Work to be completed
Render the material again word for word, skipping the pictures in it.

━━━ Data extract

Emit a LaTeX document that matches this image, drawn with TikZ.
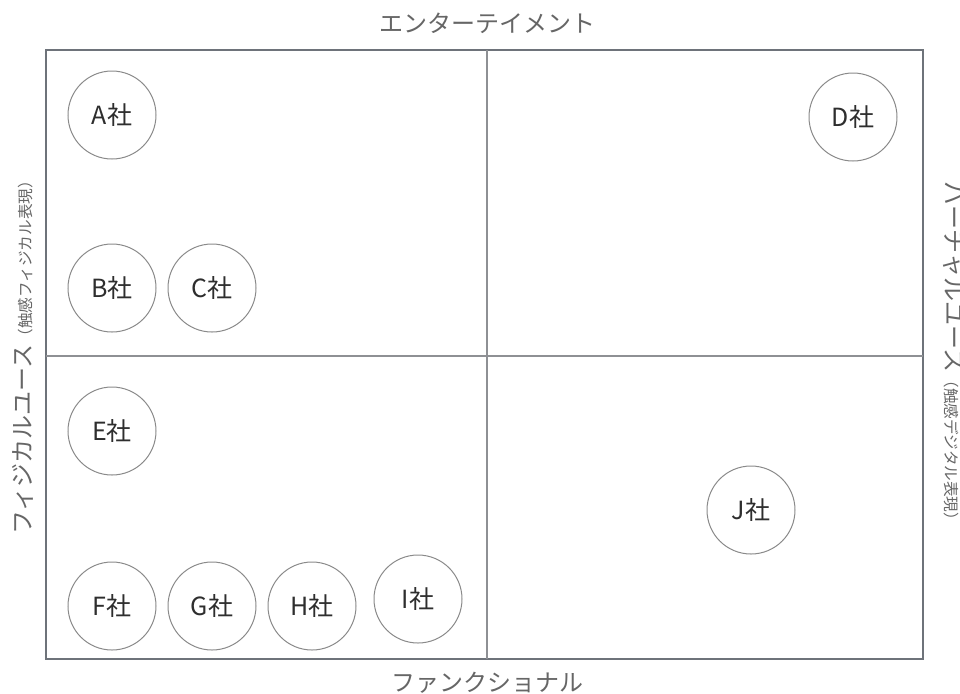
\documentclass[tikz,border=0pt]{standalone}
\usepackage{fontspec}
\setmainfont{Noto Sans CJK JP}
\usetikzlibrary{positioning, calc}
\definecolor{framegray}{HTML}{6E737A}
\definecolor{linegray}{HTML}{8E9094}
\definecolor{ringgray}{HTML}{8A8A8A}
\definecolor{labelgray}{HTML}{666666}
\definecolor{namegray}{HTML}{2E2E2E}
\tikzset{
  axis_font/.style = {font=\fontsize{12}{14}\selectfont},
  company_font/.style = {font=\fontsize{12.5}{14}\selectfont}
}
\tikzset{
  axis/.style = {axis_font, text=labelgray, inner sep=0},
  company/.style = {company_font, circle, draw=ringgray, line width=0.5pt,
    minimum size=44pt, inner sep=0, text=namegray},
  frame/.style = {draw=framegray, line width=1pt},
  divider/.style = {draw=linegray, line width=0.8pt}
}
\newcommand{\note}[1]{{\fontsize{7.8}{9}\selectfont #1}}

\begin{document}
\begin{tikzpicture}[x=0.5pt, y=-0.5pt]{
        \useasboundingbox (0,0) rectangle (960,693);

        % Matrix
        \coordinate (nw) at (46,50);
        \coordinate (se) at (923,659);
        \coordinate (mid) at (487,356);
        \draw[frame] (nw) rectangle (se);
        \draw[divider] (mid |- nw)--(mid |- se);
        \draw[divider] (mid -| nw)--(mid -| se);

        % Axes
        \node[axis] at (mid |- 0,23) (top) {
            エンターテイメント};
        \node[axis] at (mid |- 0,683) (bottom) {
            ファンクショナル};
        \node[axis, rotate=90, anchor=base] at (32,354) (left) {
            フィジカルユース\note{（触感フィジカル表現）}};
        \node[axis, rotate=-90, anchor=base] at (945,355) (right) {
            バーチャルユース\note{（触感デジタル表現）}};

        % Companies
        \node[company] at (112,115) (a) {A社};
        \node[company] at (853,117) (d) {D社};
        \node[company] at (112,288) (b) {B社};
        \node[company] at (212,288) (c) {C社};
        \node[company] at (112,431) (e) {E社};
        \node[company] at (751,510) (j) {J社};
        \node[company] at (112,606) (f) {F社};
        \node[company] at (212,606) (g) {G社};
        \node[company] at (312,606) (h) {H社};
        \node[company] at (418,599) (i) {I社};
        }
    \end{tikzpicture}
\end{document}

━━━━━━

Complete output
Emit a LaTeX document that matches this image, drawn with TikZ.
\documentclass[tikz,border=0pt]{standalone}
\usepackage{fontspec}
\setmainfont{Noto Sans CJK JP}
\usetikzlibrary{positioning, calc}
\definecolor{framegray}{HTML}{6E737A}
\definecolor{linegray}{HTML}{8E9094}
\definecolor{ringgray}{HTML}{8A8A8A}
\definecolor{labelgray}{HTML}{666666}
\definecolor{namegray}{HTML}{2E2E2E}
\tikzset{
  axis_font/.style = {font=\fontsize{12}{14}\selectfont},
  company_font/.style = {font=\fontsize{12.5}{14}\selectfont}
}
\tikzset{
  axis/.style = {axis_font, text=labelgray, inner sep=0},
  company/.style = {company_font, circle, draw=ringgray, line width=0.5pt,
    minimum size=44pt, inner sep=0, text=namegray},
  frame/.style = {draw=framegray, line width=1pt},
  divider/.style = {draw=linegray, line width=0.8pt}
}
\newcommand{\note}[1]{{\fontsize{7.8}{9}\selectfont #1}}

\begin{document}
\begin{tikzpicture}[x=0.5pt, y=-0.5pt]{
        \useasboundingbox (0,0) rectangle (960,693);

        % Matrix
        \coordinate (nw) at (46,50);
        \coordinate (se) at (923,659);
        \coordinate (mid) at (487,356);
        \draw[frame] (nw) rectangle (se);
        \draw[divider] (mid |- nw)--(mid |- se);
        \draw[divider] (mid -| nw)--(mid -| se);

        % Axes
        \node[axis] at (mid |- 0,23) (top) {
            エンターテイメント};
        \node[axis] at (mid |- 0,683) (bottom) {
            ファンクショナル};
        \node[axis, rotate=90, anchor=base] at (32,354) (left) {
            フィジカルユース\note{（触感フィジカル表現）}};
        \node[axis, rotate=-90, anchor=base] at (945,355) (right) {
            バーチャルユース\note{（触感デジタル表現）}};

        % Companies
        \node[company] at (112,115) (a) {A社};
        \node[company] at (853,117) (d) {D社};
        \node[company] at (112,288) (b) {B社};
        \node[company] at (212,288) (c) {C社};
        \node[company] at (112,431) (e) {E社};
        \node[company] at (751,510) (j) {J社};
        \node[company] at (112,606) (f) {F社};
        \node[company] at (212,606) (g) {G社};
        \node[company] at (312,606) (h) {H社};
        \node[company] at (418,599) (i) {I社};
        }
    \end{tikzpicture}
\end{document}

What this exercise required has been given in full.